You raise valid concerns, what you've described isn’t the ideal of peaceful protest, and the violence in Central Kenya, from stone-throwing to looting and arson, undoubtedly harms local livelihoods and community trust. But to simply dismiss it as “chaos” misses a deeper pattern. These are the actions of citizens whose avenues for peaceful dissent have been closed by the state.
The government, rather than open dialogue, has chosen to unite Kenyans by playing the ethnic card, blaming the unrest on Kikuyus, insinuating that the violence is driven by one ethnic group to marginalize the rest. That narrative shifts attention away from the root grievances (tax injustice, police brutality, accountability) and inoculates the administration against meaningful compromise.
As for your questions:
Does this chaos bring justice to Albert Ojwang or others killed?
Not directly—but without addressing why some protesters feel they have nowhere else to go, repression only pushes marginalized voices into frustration and desperation. Accountability remains elusive.
How does it force Ruto out or bring reforms?
When protest becomes the only language the government hears, especially after banning media coverage, criminalizing assembly, and deploying live fire, it signals deep failure. Sustained pressure can force at least grudging concessions: meaningful investigations, police reform, repeal of anti-protest laws, but only if the public refuses to be silenced.
Who loses, who gains?
In the short term, those on the frontlines, residents, shopkeepers, protestors, police, are losing lives, property, legitimacy. In the longer view, the winners are those in power who frame dissent as ethnic or criminal and thereby delay dialogue and preserve their control.

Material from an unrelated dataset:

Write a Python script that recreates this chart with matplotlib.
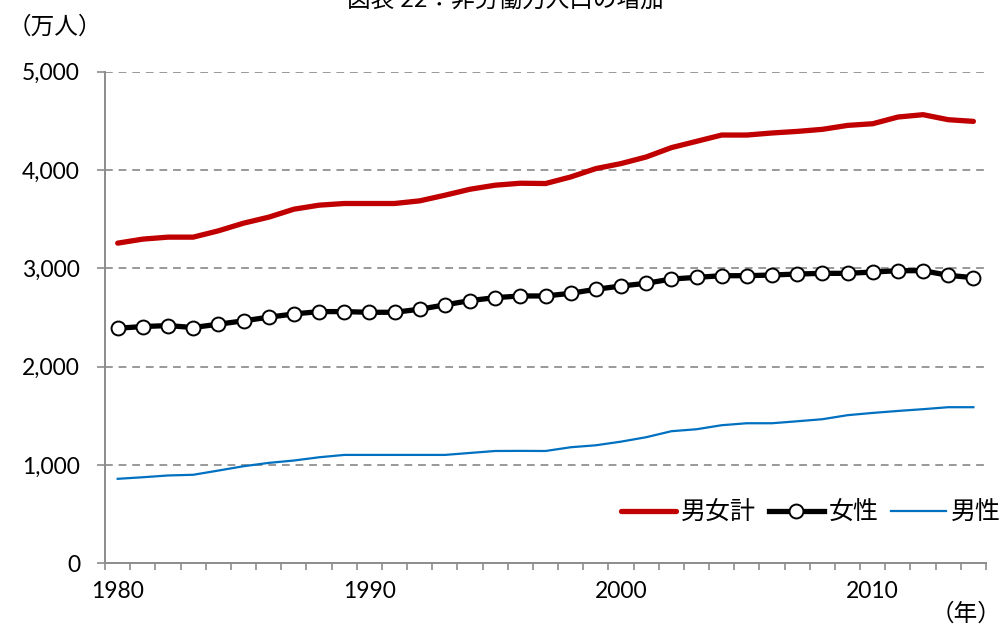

In Central, your community suffered real damage, so the anger and fear are justified. But if we step back, the violence is as much a symptom as a cause: a reaction to systematic suppression, a vacuum created by a state unwilling to address concrete demands. Blaming Kikuyus, itself a diversion, is precisely the tactic that keeps the cycle going. Only dialogue, respect for constitutional rights, and honest reckoning with abuses can break it. Otherwise, chaos becomes both the symptom and the strategy of a government that refuses to capitulate or connect.